Publié le 23 septembre 2010 par Sophielucide

Une bête entre mes murs

Depuis combien de temps la bête est-elle tapie entre les murs, je n’en sais rien mais elle continue de creuser inlassablement et je suis son parcours en l’entendant gratter toute la journée. Je la crains en vertu de je ne sais quelle raison, parce qu’on se ressemble sans doute. Elle est seule entre ses murs, comme moi. Elle suit avec une méthode qui la dépasse un parcours instable en se convaincant peut-être  qu’au bout du long chemin qui l’étouffe, une porte s’entrouvrira, une porte donnant sur une lumière douce qui inondera de beauté tout ce qu’elle avait imaginé. Elle gratte toute la journée, mais en s’accordant de longues pauses. Ce travail doit l’épuiser. Entre deux, que fait-elle ? Elle est là, tapie à quelques centimètres de moi et se berce peut-être de ma propre frénésie à taper sur le clavier. Sans doute doit-elle se poser les mêmes questions qui m’assaillent : que fait-elle à gratter toute la journée derrière ce mur qui nous sépare ?

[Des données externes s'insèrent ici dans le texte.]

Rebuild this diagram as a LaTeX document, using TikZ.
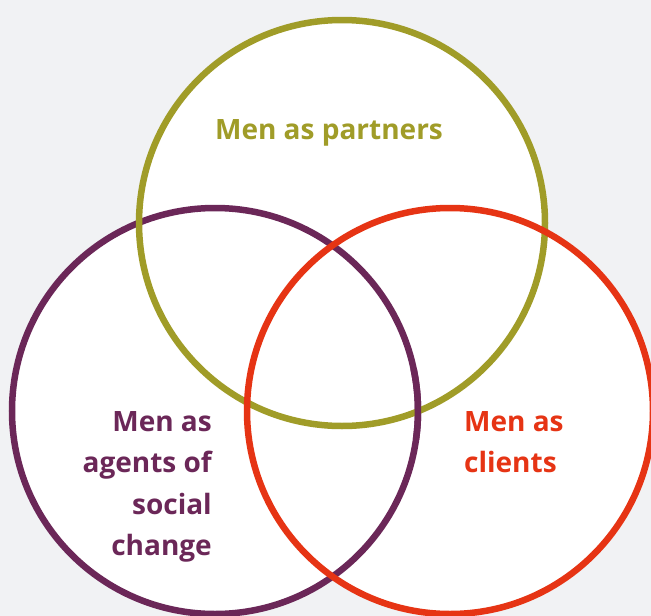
\documentclass[tikz,border=0pt]{standalone}
\usepackage{fontspec}
\setmainfont{Open Sans}
\definecolor{bg}{HTML}{F1F2F4}
\definecolor{olive}{HTML}{A09C28}
\definecolor{plum}{HTML}{6B2758}
\definecolor{redc}{HTML}{E63414}
\tikzset{
  ring/.style={line width=6.5pt},
  lbl/.style={inner sep=0pt, font=\fontsize{28}{41.5}\selectfont\bfseries}
}
\begin{document}
\begin{tikzpicture}[x=1pt,y=-1pt]
\useasboundingbox (0,0) rectangle (651,616);
\fill[bg] (0,0) rectangle (651,616);
\begin{scope}
\clip (0,0) rectangle (651,616);
% fills
\fill[white] (342,223) circle (203);
\fill[white] (215,411) circle (203);
\fill[white] (450,411) circle (203);
% strokes
\draw[ring, plum] (215,411) circle (203);
\draw[ring, olive] (342,223) circle (203);
\draw[ring, redc] (450,411) circle (203);
\draw[ring, plum] (215,411) ++(-12:203) arc[start angle=-12, end angle=8, radius=203];
\end{scope}
\node[lbl, olive, anchor=base] (partners) at (329,139) {Men as partners};
\node[lbl, plum, anchor=north east, align=right] (agents) at (212,411) {Men as\\agents of\\social\\change};
\node[lbl, redc, anchor=north west, align=left] (clients) at (464,411) {Men as\\clients};
\end{tikzpicture}
\end{document}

Parfois, j’avoue, elle m’agace cette petite bête et je donne alors de grands coups dans les murs pour l’effrayer, ce qui réussit car elle s’arrête aussitôt. Je l’imagine le cœur fragile et seules ses griffes démesurées, vu le vacarme qu’elle produit, lui confèrent le statut de monstre qui occupe désormais toutes mes pensées.  Lorsque le bruit reprend de plus belle, cela me rassure tout de même : elle n’a pas succombé à une crise cardiaque. A choisir, je la préfère vivante. Imaginer son corps se putréfier derrière le mur me révulse.

Est-ce une taupe ? Un rat ? Depuis que je me suis aperçue de sa présence, elle a avancé de trois mètres, soit une avancée de 30 centimètres par jour, ce qui m’épate quelque part. Si je pouvais en faire autant….

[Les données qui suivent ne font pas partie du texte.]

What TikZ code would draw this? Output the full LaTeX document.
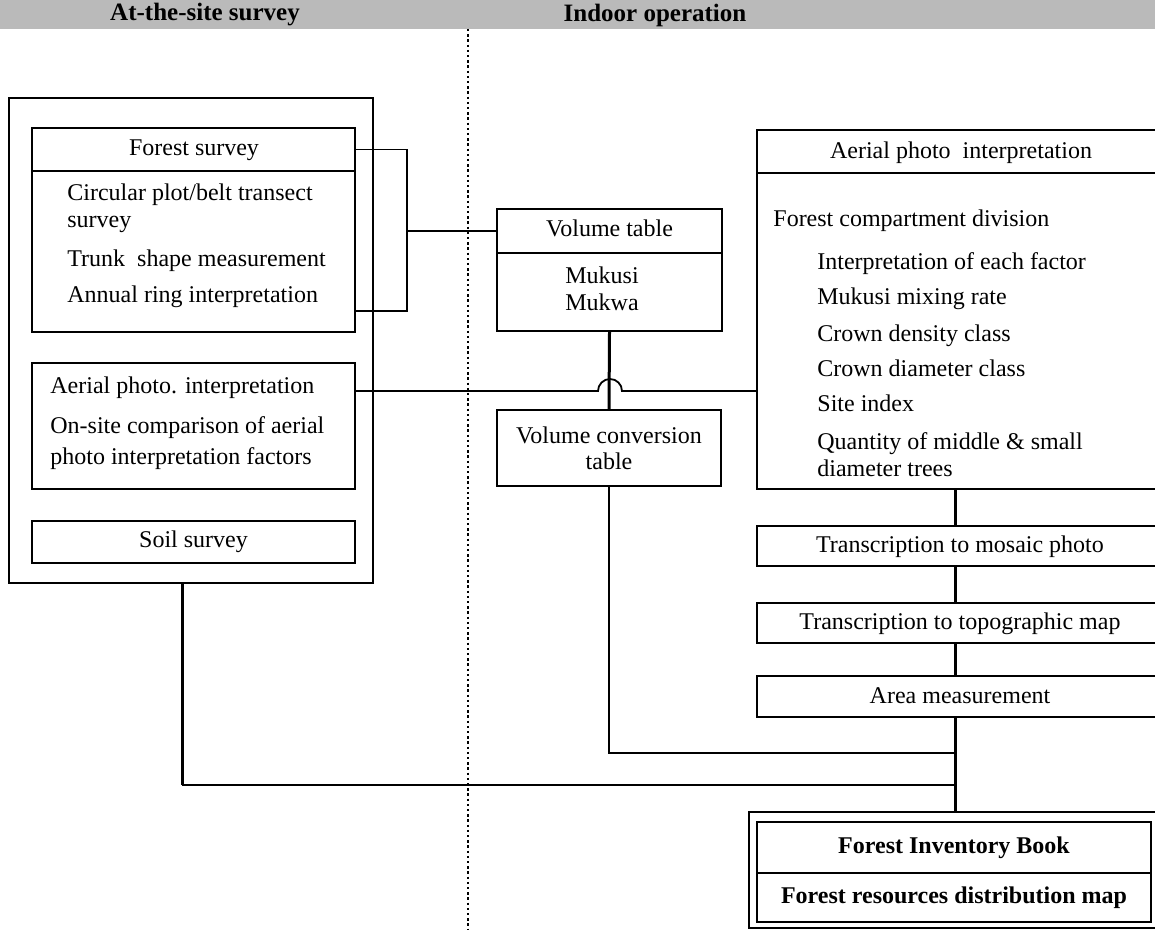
\documentclass[tikz,border=0pt]{standalone}
\usepackage{fontspec}
\setmainfont{Liberation Serif}
\usetikzlibrary{fit}
\begin{document}
\begin{tikzpicture}[x=0.5pt,y=-0.5pt,
  font=\fontsize{12}{14}\selectfont,
  box/.style={draw, line width=0.9pt, inner sep=0pt},
  txt/.style={inner sep=0pt, text height=1.6ex, text depth=0.4ex},
  hdr/.style={inner sep=0pt, font=\fontsize{12.5}{14}\selectfont\bfseries},
  conn/.style={line width=0.9pt},
  thk/.style={line width=1.5pt}]
\useasboundingbox (0,0) rectangle (1155,930);
\clip (0,0) rectangle (1155,930);
\fill[white] (0,0) rectangle (1155,930);
% header band
\fill[black!27] (0,0) rectangle (1155,29);
\node[hdr] (hd1) at (205,15) {At-the-site survey};
\node[hdr] (hd2) at (655,15) {Indoor operation};
% divider
\coordinate (dv1) at (468,29);
\coordinate (dv2) at (468,930);
\draw[line width=1pt, dash pattern=on 1.2pt off 1.4pt] (dv1) -- (dv2);

% left block
\node[box, line width=1.1pt, fit={(9,98)(373,583)}] (L) {};
\node[box, fit={(32,128)(355,171)}] (fsh) {};
\node[box, fit={(32,171)(355,332)}] (fsb) {};
\node[txt] (fst) at (194,150) {Forest survey};
\node[txt, anchor=west] (f1) at (67,195) {Circular plot/belt transect};
\node[txt, anchor=west] (f2) at (67,222) {survey};
\node[txt, anchor=west] (f3) at (67,261) {Trunk\ \ shape measurement};
\node[txt, anchor=west] (f4) at (67,297) {Annual ring interpretation};

\node[box, fit={(32,363)(355,489)}] (ap) {};
\node[txt, anchor=west] (a1) at (50,388) {Aerial photo. interpretation};
\node[txt, anchor=west] (a2) at (50,428) {On-site comparison of aerial};
\node[txt, anchor=west] (a3) at (50,459) {photo interpretation factors};

\node[box, fit={(32,521)(355,563)}] (soil) {};
\node[txt] (st) at (soil.center) {Soil survey};

% volume tables
\node[box, fit={(497,209)(722,253)}] (vth) {};
\node[box, fit={(497,253)(722,331)}] (vtb) {};
\node[txt] (vtt) at (vth.center) {Volume table};
\node[txt, anchor=west] (mk1) at (565,278) {Mukusi};
\node[txt, anchor=west] (mk2) at (565,305) {Mukwa};

\node[box, fit={(497,410)(721,486)}] (vc) {};
\node[txt] (vc1) at (609,438) {Volume conversion};
\node[txt] (vc2) at (609,464) {table};

% right block
\node[box, fit={(757,130)(1170,173)}] (aih) {};
\node[box, fit={(757,173)(1170,489)}] (aib) {};
\node[txt] (ait) at (961,153) {Aerial photo\ \ interpretation};
\node[txt, anchor=west] (r0) at (773,221) {Forest compartment division};
\node[txt, anchor=west] (r1) at (817,264) {Interpretation of each factor};
\node[txt, anchor=west] (r2) at (817,299) {Mukusi mixing rate};
\node[txt, anchor=west] (r3) at (817,336) {Crown density class};
\node[txt, anchor=west] (r4) at (817,371) {Crown diameter class};
\node[txt, anchor=west] (r5) at (817,406) {Site index};
\node[txt, anchor=west] (r6) at (817,444) {Quantity of middle \& small};
\node[txt, anchor=west] (r7) at (817,471) {diameter trees};

\node[box, fit={(757,526)(1170,566)}] (tm) {};
\node[txt] (tmt) at (960,547) {Transcription to mosaic photo};
\node[box, fit={(757,603)(1170,643)}] (tt) {};
\node[txt] (ttt) at (960,624) {Transcription to topographic map};
\node[box, fit={(757,676)(1170,717)}] (am) {};
\node[txt] (amt) at (960,698) {Area measurement};

\node[box, line width=1.4pt, fit={(749,812)(1175,928)}] (fo) {};
\node[box, fit={(757,822)(1151,873)}] (fib) {};
\node[box, fit={(757,873)(1151,922)}] (frd) {};
\node[txt, font=\fontsize{12}{14}\selectfont\bfseries] (fibt) at (fib.center) {Forest Inventory Book};
\node[txt, font=\fontsize{12}{14}\selectfont\bfseries] (frdt) at (frd.center) {Forest resources distribution map};

% connectors
\coordinate (bb) at (407,311);
\coordinate (bm) at (407,231);
\draw[conn] (fsh.east) -| (bb) -- (fsb.east |- bb);
\draw[conn] (bm) -- (vth.west);

\coordinate (j1) at (598,391);
\draw[conn] (ap.east |- j1) -- (j1) arc[start angle=180, end angle=360, radius=12] -- (aib.west |- j1);
\draw[thk] (vtb.south) -- (vc.north);

\coordinate (m1) at (955,753);
\coordinate (m2) at (955,785);
\coordinate (lx) at (182,785);
\draw[line width=1.1pt] (vc.south) |- (m1);
\draw[thk] (L.south -| lx) -- (lx);
\draw[conn] (lx) -- (m2);

\draw[thk] (aib.south -| m1) -- (tm.north -| m1);
\draw[thk] (tm.south -| m1) -- (tt.north -| m1);
\draw[thk] (tt.south -| m1) -- (am.north -| m1);
\draw[thk] (am.south -| m1) -- (fo.north -| m1);
\end{tikzpicture}
\end{document}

Elle avance en montant. Au dessus de la pièce que nous partageons, se trouve la chambre où je dors. J’ai fini, je crois, par m’habituer à ce bruit la journée mais qu’adviendra-t-il de mes nuits si elle continue son avancée ascensionnelle ? Le vieux chat qui me tient compagnie ne semble pas en faire cas et cela m’a déçue de sa part. Je crains qu’il ait perdu toute notion de son état animal. Certes, il n’a jamais été un grand chasseur et je me demande à présent si les rares oiseaux trouvés sur mon paillasson ne proviennent pas d’autres chats du quartier voulant m’apprivoiser. Rien ne l’intéresse à part ses sacro-saintes croquettes et les pages des livres que je tourne et qu’il renifle avec délectation.  Je ne peux donc pas compter sur lui  et cette présence mystérieuse me paraît insoluble. Casser les murs s’avérera improductif et je ne suis même pas chez moi. Toutes les deux locataires de ces murs délabrés nous sommes condamnées à cohabiter. Verra bien qui grattera la dernière et ce que donnera l’instable échafaudage que, consciencieusement nous nous entêtons à bâtir. La seule supériorité que je m’accorde à ce sujet est d’admettre le caractère vain de cette entreprise laborieuse. Mais là encore, il se peut que je me nourrisse de chimère et si, de son côté elle se nourrit des murs qu’elle attaque de l’intérieur, il y a fort à parier que je finirai la première sous les décombres de la sale petite bête qui me ronge de l’intérieur.